** Begin **

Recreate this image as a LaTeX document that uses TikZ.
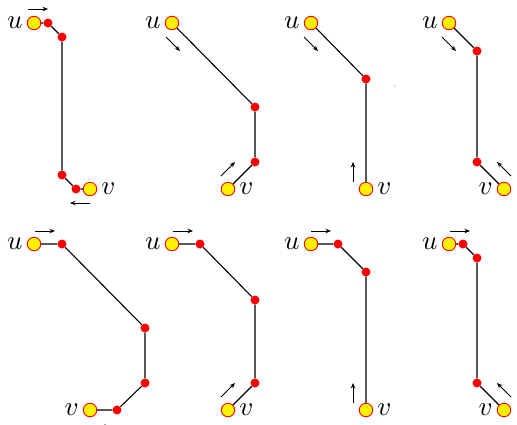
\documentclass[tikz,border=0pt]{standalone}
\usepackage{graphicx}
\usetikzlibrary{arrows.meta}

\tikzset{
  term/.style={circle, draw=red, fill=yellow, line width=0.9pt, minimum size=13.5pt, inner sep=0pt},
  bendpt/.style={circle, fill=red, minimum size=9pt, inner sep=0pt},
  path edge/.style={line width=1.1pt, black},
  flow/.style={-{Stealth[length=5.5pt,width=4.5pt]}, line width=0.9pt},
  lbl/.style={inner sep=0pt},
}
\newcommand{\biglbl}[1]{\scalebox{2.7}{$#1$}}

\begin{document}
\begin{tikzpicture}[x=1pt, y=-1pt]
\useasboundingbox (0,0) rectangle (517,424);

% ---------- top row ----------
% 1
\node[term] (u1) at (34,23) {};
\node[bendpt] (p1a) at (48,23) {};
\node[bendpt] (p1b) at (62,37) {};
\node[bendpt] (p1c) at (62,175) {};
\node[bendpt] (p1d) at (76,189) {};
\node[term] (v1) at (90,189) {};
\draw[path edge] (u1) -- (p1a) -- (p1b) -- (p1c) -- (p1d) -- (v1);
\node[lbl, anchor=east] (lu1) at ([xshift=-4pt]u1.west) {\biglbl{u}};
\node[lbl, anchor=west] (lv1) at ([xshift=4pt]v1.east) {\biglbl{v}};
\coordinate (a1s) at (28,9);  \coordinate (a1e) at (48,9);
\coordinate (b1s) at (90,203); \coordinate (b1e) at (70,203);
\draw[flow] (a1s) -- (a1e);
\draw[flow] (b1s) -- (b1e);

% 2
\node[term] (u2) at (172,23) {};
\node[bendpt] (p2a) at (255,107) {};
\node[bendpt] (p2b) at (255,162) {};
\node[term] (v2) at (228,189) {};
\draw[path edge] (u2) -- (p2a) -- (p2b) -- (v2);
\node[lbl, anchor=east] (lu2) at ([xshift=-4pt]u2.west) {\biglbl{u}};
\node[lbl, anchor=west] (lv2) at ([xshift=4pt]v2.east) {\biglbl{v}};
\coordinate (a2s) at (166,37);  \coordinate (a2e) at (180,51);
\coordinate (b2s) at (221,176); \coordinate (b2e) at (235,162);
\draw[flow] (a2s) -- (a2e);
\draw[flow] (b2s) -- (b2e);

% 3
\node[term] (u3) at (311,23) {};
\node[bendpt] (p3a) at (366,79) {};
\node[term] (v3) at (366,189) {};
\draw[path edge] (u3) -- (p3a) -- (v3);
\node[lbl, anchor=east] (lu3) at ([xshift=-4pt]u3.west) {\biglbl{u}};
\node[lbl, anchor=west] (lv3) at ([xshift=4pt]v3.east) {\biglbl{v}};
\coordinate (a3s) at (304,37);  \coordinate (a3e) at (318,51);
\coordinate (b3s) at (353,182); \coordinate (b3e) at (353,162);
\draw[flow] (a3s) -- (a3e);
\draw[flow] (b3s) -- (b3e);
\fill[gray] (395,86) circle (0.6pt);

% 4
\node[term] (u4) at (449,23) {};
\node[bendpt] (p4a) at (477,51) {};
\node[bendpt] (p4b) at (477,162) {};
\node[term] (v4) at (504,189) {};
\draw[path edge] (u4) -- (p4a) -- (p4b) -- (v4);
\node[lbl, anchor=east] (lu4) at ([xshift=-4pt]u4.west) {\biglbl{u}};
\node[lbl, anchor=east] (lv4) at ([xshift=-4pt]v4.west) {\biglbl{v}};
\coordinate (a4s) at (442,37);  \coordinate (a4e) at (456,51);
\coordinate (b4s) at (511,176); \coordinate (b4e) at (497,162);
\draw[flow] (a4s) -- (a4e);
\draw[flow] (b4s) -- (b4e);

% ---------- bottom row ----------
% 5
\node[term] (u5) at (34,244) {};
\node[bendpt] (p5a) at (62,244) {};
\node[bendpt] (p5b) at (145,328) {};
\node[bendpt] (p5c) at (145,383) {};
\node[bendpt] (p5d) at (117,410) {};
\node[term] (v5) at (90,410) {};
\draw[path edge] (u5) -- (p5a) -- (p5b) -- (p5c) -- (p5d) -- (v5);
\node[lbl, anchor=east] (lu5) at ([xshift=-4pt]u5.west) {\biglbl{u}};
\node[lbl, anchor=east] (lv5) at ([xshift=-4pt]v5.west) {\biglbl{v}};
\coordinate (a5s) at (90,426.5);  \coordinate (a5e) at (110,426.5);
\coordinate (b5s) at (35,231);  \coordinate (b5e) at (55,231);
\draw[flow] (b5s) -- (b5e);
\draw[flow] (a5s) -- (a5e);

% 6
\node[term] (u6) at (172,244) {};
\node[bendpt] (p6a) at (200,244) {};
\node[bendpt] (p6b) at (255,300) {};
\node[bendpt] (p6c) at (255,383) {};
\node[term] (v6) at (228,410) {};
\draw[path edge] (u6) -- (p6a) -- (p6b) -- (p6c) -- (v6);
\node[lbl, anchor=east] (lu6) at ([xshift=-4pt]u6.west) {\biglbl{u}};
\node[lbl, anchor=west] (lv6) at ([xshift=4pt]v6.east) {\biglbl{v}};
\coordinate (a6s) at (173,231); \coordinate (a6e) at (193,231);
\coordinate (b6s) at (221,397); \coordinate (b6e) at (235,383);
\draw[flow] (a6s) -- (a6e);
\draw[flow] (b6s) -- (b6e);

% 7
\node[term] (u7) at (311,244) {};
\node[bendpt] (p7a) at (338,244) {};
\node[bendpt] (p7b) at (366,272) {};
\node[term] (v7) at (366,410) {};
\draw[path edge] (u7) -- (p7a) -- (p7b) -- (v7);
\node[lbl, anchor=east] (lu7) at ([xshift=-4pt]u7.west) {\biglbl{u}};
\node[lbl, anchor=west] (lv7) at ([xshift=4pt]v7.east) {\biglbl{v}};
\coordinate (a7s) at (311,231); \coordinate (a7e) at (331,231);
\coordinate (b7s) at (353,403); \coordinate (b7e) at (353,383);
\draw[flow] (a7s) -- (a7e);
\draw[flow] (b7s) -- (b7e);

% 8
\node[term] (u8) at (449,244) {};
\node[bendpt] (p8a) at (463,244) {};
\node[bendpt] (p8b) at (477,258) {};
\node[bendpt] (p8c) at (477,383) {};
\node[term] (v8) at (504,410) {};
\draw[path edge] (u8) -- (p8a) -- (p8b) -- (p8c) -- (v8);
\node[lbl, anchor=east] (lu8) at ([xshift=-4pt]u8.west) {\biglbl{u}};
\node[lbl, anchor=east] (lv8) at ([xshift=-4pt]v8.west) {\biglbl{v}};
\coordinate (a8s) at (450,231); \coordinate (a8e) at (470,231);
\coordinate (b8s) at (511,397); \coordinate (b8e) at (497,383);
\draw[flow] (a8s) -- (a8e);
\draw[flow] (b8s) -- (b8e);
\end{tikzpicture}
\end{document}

** End **

*TO DO:* Copy the material above in full and exactly, skipping pictures.

*SOLUTION TO THIS EXERCISE:*
Recreate this image as a LaTeX document that uses TikZ.
\documentclass[tikz,border=0pt]{standalone}
\usepackage{graphicx}
\usetikzlibrary{arrows.meta}

\tikzset{
  term/.style={circle, draw=red, fill=yellow, line width=0.9pt, minimum size=13.5pt, inner sep=0pt},
  bendpt/.style={circle, fill=red, minimum size=9pt, inner sep=0pt},
  path edge/.style={line width=1.1pt, black},
  flow/.style={-{Stealth[length=5.5pt,width=4.5pt]}, line width=0.9pt},
  lbl/.style={inner sep=0pt},
}
\newcommand{\biglbl}[1]{\scalebox{2.7}{$#1$}}

\begin{document}
\begin{tikzpicture}[x=1pt, y=-1pt]
\useasboundingbox (0,0) rectangle (517,424);

% ---------- top row ----------
% 1
\node[term] (u1) at (34,23) {};
\node[bendpt] (p1a) at (48,23) {};
\node[bendpt] (p1b) at (62,37) {};
\node[bendpt] (p1c) at (62,175) {};
\node[bendpt] (p1d) at (76,189) {};
\node[term] (v1) at (90,189) {};
\draw[path edge] (u1) -- (p1a) -- (p1b) -- (p1c) -- (p1d) -- (v1);
\node[lbl, anchor=east] (lu1) at ([xshift=-4pt]u1.west) {\biglbl{u}};
\node[lbl, anchor=west] (lv1) at ([xshift=4pt]v1.east) {\biglbl{v}};
\coordinate (a1s) at (28,9);  \coordinate (a1e) at (48,9);
\coordinate (b1s) at (90,203); \coordinate (b1e) at (70,203);
\draw[flow] (a1s) -- (a1e);
\draw[flow] (b1s) -- (b1e);

% 2
\node[term] (u2) at (172,23) {};
\node[bendpt] (p2a) at (255,107) {};
\node[bendpt] (p2b) at (255,162) {};
\node[term] (v2) at (228,189) {};
\draw[path edge] (u2) -- (p2a) -- (p2b) -- (v2);
\node[lbl, anchor=east] (lu2) at ([xshift=-4pt]u2.west) {\biglbl{u}};
\node[lbl, anchor=west] (lv2) at ([xshift=4pt]v2.east) {\biglbl{v}};
\coordinate (a2s) at (166,37);  \coordinate (a2e) at (180,51);
\coordinate (b2s) at (221,176); \coordinate (b2e) at (235,162);
\draw[flow] (a2s) -- (a2e);
\draw[flow] (b2s) -- (b2e);

% 3
\node[term] (u3) at (311,23) {};
\node[bendpt] (p3a) at (366,79) {};
\node[term] (v3) at (366,189) {};
\draw[path edge] (u3) -- (p3a) -- (v3);
\node[lbl, anchor=east] (lu3) at ([xshift=-4pt]u3.west) {\biglbl{u}};
\node[lbl, anchor=west] (lv3) at ([xshift=4pt]v3.east) {\biglbl{v}};
\coordinate (a3s) at (304,37);  \coordinate (a3e) at (318,51);
\coordinate (b3s) at (353,182); \coordinate (b3e) at (353,162);
\draw[flow] (a3s) -- (a3e);
\draw[flow] (b3s) -- (b3e);
\fill[gray] (395,86) circle (0.6pt);

% 4
\node[term] (u4) at (449,23) {};
\node[bendpt] (p4a) at (477,51) {};
\node[bendpt] (p4b) at (477,162) {};
\node[term] (v4) at (504,189) {};
\draw[path edge] (u4) -- (p4a) -- (p4b) -- (v4);
\node[lbl, anchor=east] (lu4) at ([xshift=-4pt]u4.west) {\biglbl{u}};
\node[lbl, anchor=east] (lv4) at ([xshift=-4pt]v4.west) {\biglbl{v}};
\coordinate (a4s) at (442,37);  \coordinate (a4e) at (456,51);
\coordinate (b4s) at (511,176); \coordinate (b4e) at (497,162);
\draw[flow] (a4s) -- (a4e);
\draw[flow] (b4s) -- (b4e);

% ---------- bottom row ----------
% 5
\node[term] (u5) at (34,244) {};
\node[bendpt] (p5a) at (62,244) {};
\node[bendpt] (p5b) at (145,328) {};
\node[bendpt] (p5c) at (145,383) {};
\node[bendpt] (p5d) at (117,410) {};
\node[term] (v5) at (90,410) {};
\draw[path edge] (u5) -- (p5a) -- (p5b) -- (p5c) -- (p5d) -- (v5);
\node[lbl, anchor=east] (lu5) at ([xshift=-4pt]u5.west) {\biglbl{u}};
\node[lbl, anchor=east] (lv5) at ([xshift=-4pt]v5.west) {\biglbl{v}};
\coordinate (a5s) at (90,426.5);  \coordinate (a5e) at (110,426.5);
\coordinate (b5s) at (35,231);  \coordinate (b5e) at (55,231);
\draw[flow] (b5s) -- (b5e);
\draw[flow] (a5s) -- (a5e);

% 6
\node[term] (u6) at (172,244) {};
\node[bendpt] (p6a) at (200,244) {};
\node[bendpt] (p6b) at (255,300) {};
\node[bendpt] (p6c) at (255,383) {};
\node[term] (v6) at (228,410) {};
\draw[path edge] (u6) -- (p6a) -- (p6b) -- (p6c) -- (v6);
\node[lbl, anchor=east] (lu6) at ([xshift=-4pt]u6.west) {\biglbl{u}};
\node[lbl, anchor=west] (lv6) at ([xshift=4pt]v6.east) {\biglbl{v}};
\coordinate (a6s) at (173,231); \coordinate (a6e) at (193,231);
\coordinate (b6s) at (221,397); \coordinate (b6e) at (235,383);
\draw[flow] (a6s) -- (a6e);
\draw[flow] (b6s) -- (b6e);

% 7
\node[term] (u7) at (311,244) {};
\node[bendpt] (p7a) at (338,244) {};
\node[bendpt] (p7b) at (366,272) {};
\node[term] (v7) at (366,410) {};
\draw[path edge] (u7) -- (p7a) -- (p7b) -- (v7);
\node[lbl, anchor=east] (lu7) at ([xshift=-4pt]u7.west) {\biglbl{u}};
\node[lbl, anchor=west] (lv7) at ([xshift=4pt]v7.east) {\biglbl{v}};
\coordinate (a7s) at (311,231); \coordinate (a7e) at (331,231);
\coordinate (b7s) at (353,403); \coordinate (b7e) at (353,383);
\draw[flow] (a7s) -- (a7e);
\draw[flow] (b7s) -- (b7e);

% 8
\node[term] (u8) at (449,244) {};
\node[bendpt] (p8a) at (463,244) {};
\node[bendpt] (p8b) at (477,258) {};
\node[bendpt] (p8c) at (477,383) {};
\node[term] (v8) at (504,410) {};
\draw[path edge] (u8) -- (p8a) -- (p8b) -- (p8c) -- (v8);
\node[lbl, anchor=east] (lu8) at ([xshift=-4pt]u8.west) {\biglbl{u}};
\node[lbl, anchor=east] (lv8) at ([xshift=-4pt]v8.west) {\biglbl{v}};
\coordinate (a8s) at (450,231); \coordinate (a8e) at (470,231);
\coordinate (b8s) at (511,397); \coordinate (b8e) at (497,383);
\draw[flow] (a8s) -- (a8e);
\draw[flow] (b8s) -- (b8e);
\end{tikzpicture}
\end{document}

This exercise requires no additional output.